Posted by: Solomon at April 19, 2004 02:08 PM (t5Pi1)

35 It is NOT ok to call your child fat, Solomon. That is simply not acceptable to me. You can discuss healthy eating habits, take away the junk food, but call a child fat? You'll have to answer to me. And if you call a child fat? You wind up with a screwed up adult. Just like me.

Posted by: Helen at April 19, 2004 02:14 PM (TmM0X)

36 Is "tubby" ok? I'm just kidding I agree we shouldn't say "You're fat" to a child (or adult for that matter), but we need to say SOMETHING. If I take away the junk food and discuss proper nutrition with my overweight child, she's going to ask why. At that point I'd gently point out that she's overweight and it's not healthy. That's what I mean by telling kids when they're selfish or fat. Sometimes conciseness hinders clarity (that's why we get more than one comment per day . What I encourage in others and try to do myself (including in my comments on your blog) is gently speak the truth with love. It may not always come across that way, but rest assured that's how it's intended.

Posted by: Solomon at April 19, 2004 07:11 PM (t5Pi1)

37 Solomon, I totally disagree. Maybe Helen's comment box isn't the best place to debate this, but the "loving" criticism you're proscribing is harmful, as is the enforcement of silly commands.
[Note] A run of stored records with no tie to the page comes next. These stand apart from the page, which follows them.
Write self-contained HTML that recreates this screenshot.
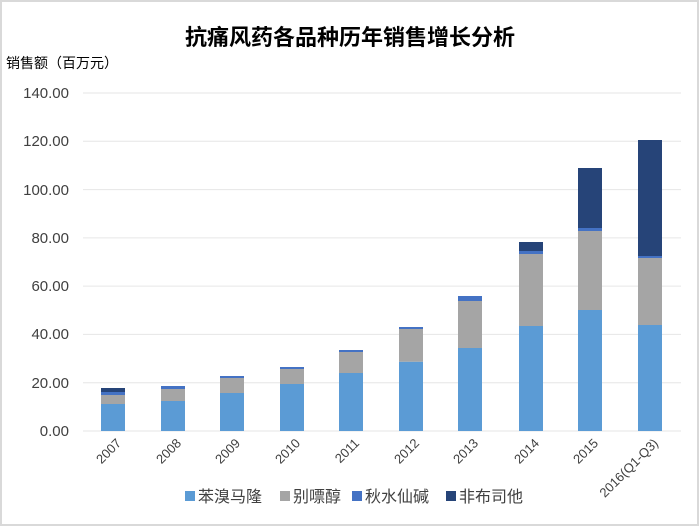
<!DOCTYPE html>
<html><head><meta charset="utf-8"><style>
body{margin:0;background:#fff;}
svg{display:block;font-family:"Liberation Sans","Noto Sans CJK SC",sans-serif;}
</style></head><body>
<svg width="700" height="527" viewBox="0 0 700 527">
<rect x="1" y="1" width="697" height="524" fill="#fff" stroke="#d9d9d9" stroke-width="2"/>
<text x="350" y="45" text-anchor="middle" font-size="22" font-weight="bold" fill="#000">抗痛风药各品种历年销售增长分析</text>
<text x="6" y="68" font-size="14" fill="#000">销售额（百万元）</text>
<g stroke="#e6e6e6" stroke-width="1">
<line x1="83" x2="681" y1="93" y2="93"/><line x1="83" x2="681" y1="141.3" y2="141.3"/>
<line x1="83" x2="681" y1="189.6" y2="189.6"/><line x1="83" x2="681" y1="237.9" y2="237.9"/>
<line x1="83" x2="681" y1="286.1" y2="286.1"/><line x1="83" x2="681" y1="334.4" y2="334.4"/>
<line x1="83" x2="681" y1="382.7" y2="382.7"/><line x1="83" x2="681" y1="431" y2="431"/>
</g>
<g font-size="15" fill="#404040" text-anchor="end">
<text x="69" y="98">140.00</text><text x="69" y="146">120.00</text><text x="69" y="195">100.00</text>
<text x="69" y="243">80.00</text><text x="69" y="291">60.00</text><text x="69" y="339">40.00</text>
<text x="69" y="388">20.00</text><text x="69" y="436">0.00</text>
</g>
<g id="bars"></g>
<g font-size="13" fill="#404040" text-anchor="end">
<text transform="translate(122,444) rotate(-45)">2007</text>
<text transform="translate(182,444) rotate(-45)">2008</text>
<text transform="translate(241,444) rotate(-45)">2009</text>
<text transform="translate(301,444) rotate(-45)">2010</text>
<text transform="translate(360,444) rotate(-45)">2011</text>
<text transform="translate(420,444) rotate(-45)">2012</text>
<text transform="translate(479,444) rotate(-45)">2013</text>
<text transform="translate(540,444) rotate(-45)">2014</text>
<text transform="translate(599,444) rotate(-45)">2015</text>
<text transform="translate(659,444) rotate(-45)">2016(Q1-Q3)</text>
</g>
<g font-size="16" fill="#404040">
<rect x="185" y="491" width="10" height="10" fill="#5B9BD5"/><text x="198" y="502">苯溴马隆</text>
<rect x="280" y="491" width="10" height="10" fill="#A5A5A5"/><text x="293" y="502">别嘌醇</text>
<rect x="352" y="491" width="10" height="10" fill="#4472C4"/><text x="365" y="502">秋水仙碱</text>
<rect x="446" y="491" width="10" height="10" fill="#264478"/><text x="459" y="502">非布司他</text>
</g>
</svg>
<script>
var d=[[113,404,395,392,388],[173,401,389,386,386],[232,393,378,376,376],[292,384,369,367,367],[351,373,352,350,350],[411,361.7,329,327,327],[470,348,301,296,296],[531,326,254,251,242],[590,310,231,228,168],[650,325,258,256,140]];
var c=["#5B9BD5","#A5A5A5","#4472C4","#264478"],g=document.getElementById("bars"),s="";
d.forEach(function(b){var prev=431;for(var i=0;i<4;i++){var t=b[i+1];if(prev-t>0)s+='<rect x="'+(b[0]-12)+'" y="'+t+'" width="24" height="'+(prev-t)+'" fill="'+c[i]+'"/>';prev=t;}});
g.innerHTML=s;
</script>
</body></html>
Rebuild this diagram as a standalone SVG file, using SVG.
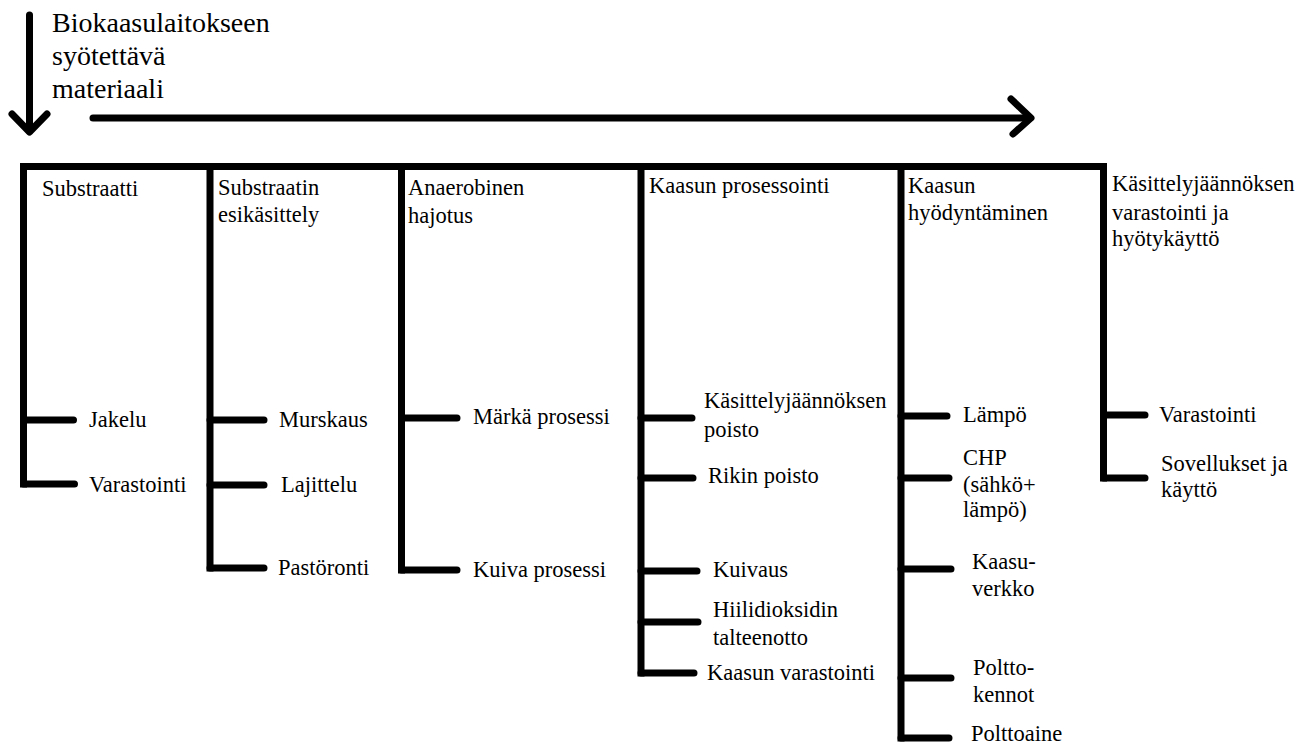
<svg xmlns="http://www.w3.org/2000/svg" width="1307" height="746" viewBox="0 0 1307 746" font-family="'Liberation Serif', 'Times New Roman', 'DejaVu Serif', serif">
<style>
.ln{fill:none;stroke:#000;stroke-width:7;stroke-linecap:butt;stroke-linejoin:miter}
.br{fill:none;stroke:#000;stroke-width:7;stroke-linecap:round}
.ar{fill:none;stroke:#000;stroke-width:7;stroke-linecap:round;stroke-linejoin:round}
.tx{font-family:'Liberation Serif','Times New Roman','DejaVu Serif',serif;font-size:22.5px;fill:#000}
.t{font-size:28px}
</style>
<rect width="1307" height="746" fill="#fff"/>
<g id="title" class="tx">
<text class="t" x="52" y="32">Biokaasulaitokseen</text>
<text class="t" x="52" y="65">syötettävä</text>
<text class="t" x="52" y="98">materiaali</text>
</g>
<g id="connectors">
<path class="ar" d="M29.5,15 L29.5,131"/>
<path class="ar" d="M12,114 L29.5,132 L47,114"/>
<path class="ar" d="M93,118 L1030,118"/>
<path class="ar" d="M1011,99 L1031,118 L1013,134"/>
<path class="ln" d="M20,166.5 L1107,166.5"/>
<path class="ln" d="M23.5,163 L23.5,487.5"/>
<path class="br" d="M23.5,420 L73.5,420 M23.5,484 L74.5,484"/>
<path class="ln" d="M210,163 L210,571.5"/>
<path class="br" d="M210,420 L264,420 M210,485 L264,485 M210,568 L264,568"/>
<path class="ln" d="M401.5,163 L401.5,573.5"/>
<path class="br" d="M401.5,418 L457,418 M401.5,570 L457,570"/>
<path class="ln" d="M641,163 L641,676.5"/>
<path class="br" d="M641,418 L692,418 M641,478 L693,478 M641,571 L697,571 M641,622 L698,622 M641,673 L694,673"/>
<path class="ln" d="M901,163 L901,741.5"/>
<path class="br" d="M901,416 L947,416 M901,478 L949,478 M901,569 L951,569 M901,678 L951,678 M901,738 L949,738"/>
<path class="ln" d="M1103.5,163 L1103.5,481.5"/>
<path class="br" d="M1103.5,415 L1145,415 M1103.5,478 L1145,478"/>
</g>
<g id="substraatti" class="tx">
<text x="42" y="196">Substraatti</text>
<text x="89" y="427">Jakelu</text>
<text x="89" y="492">Varastointi</text>
</g>
<g id="esikasittely" class="tx">
<text x="218" y="195">Substraatin</text>
<text x="218" y="222">esikäsittely</text>
<text x="279" y="427">Murskaus</text>
<text x="281" y="492">Lajittelu</text>
<text x="278" y="575">Pastöronti</text>
</g>
<g id="hajotus" class="tx">
<text x="408" y="195">Anaerobinen</text>
<text x="408" y="223">hajotus</text>
<text x="473" y="424">Märkä prosessi</text>
<text x="473" y="577">Kuiva prosessi</text>
</g>
<g id="prosessointi" class="tx">
<text x="649" y="193">Kaasun prosessointi</text>
<text x="704" y="408">Käsittelyjäännöksen</text>
<text x="704" y="437">poisto</text>
<text x="708" y="483">Rikin poisto</text>
<text x="713" y="577">Kuivaus</text>
<text x="713" y="617">Hiilidioksidin</text>
<text x="713" y="645">talteenotto</text>
<text x="707" y="680">Kaasun varastointi</text>
</g>
<g id="hyodyntaminen" class="tx">
<text x="908" y="193">Kaasun</text>
<text x="908" y="220">hyödyntäminen</text>
<text x="963" y="422">Lämpö</text>
<text x="963" y="465">CHP</text>
<text x="963" y="492">(sähkö+</text>
<text x="963" y="517">lämpö)</text>
<text x="972" y="569">Kaasu-</text>
<text x="972" y="596">verkko</text>
<text x="973" y="675">Poltto-</text>
<text x="973" y="702">kennot</text>
<text x="971" y="741">Polttoaine</text>
</g>
<g id="kasittelyjaannos" class="tx">
<text x="1112" y="191">Käsittelyjäännöksen</text>
<text x="1112" y="220">varastointi ja</text>
<text x="1112" y="246">hyötykäyttö</text>
<text x="1159" y="422">Varastointi</text>
<text x="1161" y="471">Sovellukset ja</text>
<text x="1161" y="497">käyttö</text>
</g>
</svg>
That is exactly the way I was raised, and I feel it raised me to be passive-agressive, resentful of authority, and oversensitive to truly constructive criticism in any setting (a real hindrance in work environments!). There is just no reason to tell a child she's fat, or overweight, or selfish, or lazy, etc. She's a child. Her view of her parent is as an infallible authority - she doesn't have the adult ability to receive the label "selfish" as an objective descriptor - she internalizes that as her inherent identity. I really don't see why "not sharing toys is a selfish thing to do" (though I'd really prefer a more positive approach than that) or "Doritos are not very good for you, but apples will make you grow up strong" are insufficient.